Forget steak and wine: is debt Argentina’s new delicacy? Matthew Hardeman reports
Argentina issued a 100-year dollar-denominated bond this week – a highly unusual move for an emerging market, and a remarkable turn of fortune for a country that had been fighting investors since it defaulted on $100 billion of debt obligations in 2001.
The bond – of which $2.75 billion has already been sold – marks a bullish step for a relatively new and market-friendly administration in Buenos Aires, which joins only a handful of sovereign borrowers that have issued century bonds. The issuance also suggests a renewed enthusiasm for emerging markets securities more broadly.
Most unusual perhaps is the presumption of political change forecasted within the move. While President Mauricio Macri’s appointment has enticed international investors with his pro-business, reformist agenda, Argentina isn’t out of the woods yet: the country only removed currency controls in 2015 and has yet to secure an investment-grade rating (the ratings agencies currently the country a single B rating).
Argentina has defaulted on its debt eight times since 1816 (the 2001 default being the world’s largest at the time), a regularity that should put things into perspective for the uninitiated investor. It issued $16.5 billion of debt in a landmark return to the market in April last year, after Mr Macri agreed a deal with creditors, who refused to sign off on a restructuring of the defaulted debt.
With a yield of just under 8 per cent, buyers will reclaim any investment in approximately twelve years, while an improvement in Argentina’s fortunes could easily see the yield fall as the price rises.
Finance minister Luis Caputo insisted the sale could only be made possible by renewed confidence in Argentine credibility: ‘We are closer to countries like Belgium or Mexico [both states have issued century bonds] than Venezuela,’ he said. ‘It is a hallmark of confidence not only in this administration but also in the future of the country.’
What kind of country will Argentina be in 100 years’ time though? (And does it matter when you’re making your money back after twelve years?) It’s tough to make predictions, especially about the future, as Yogi Berra once said – but discounting the radical shifts that will inevitably occur over a full century, Argentina is looking good by Latin American standards. It has made progress compared to many of its neighbours, which remain saddled by populist fervour, corruption, kleptocracy and myriad other economic lethargies: enough progress in the eyes of investors for the government to issue a 100-year bond at least.
Let’s not forget that Argentina is also one of the most fertile, resource-rich nations on earth, as well as being one of the inherent powers of Latin America: a continent that increasingly benefits from its isolation from the kind of geopolitical threats becoming abundant elsewhere.

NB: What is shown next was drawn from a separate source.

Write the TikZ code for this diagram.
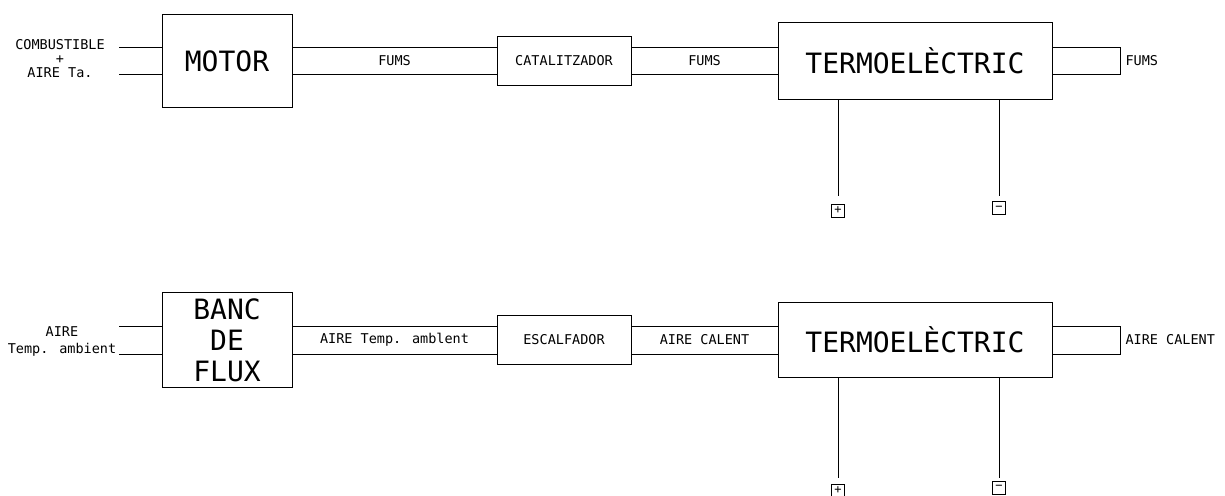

Meanwhile, Argentina’s young, growing population have created investors hungry for its debt – even debt that takes a full century to mature.
For Buenos Aires, the stage seems set for remarkable progress in the years ahead. The challenge lies with its promise to avoid the spectacular defaults that have plagued it in the past – and its foray into the future as a reformed, investor-friendly gateway to a corner of the globe.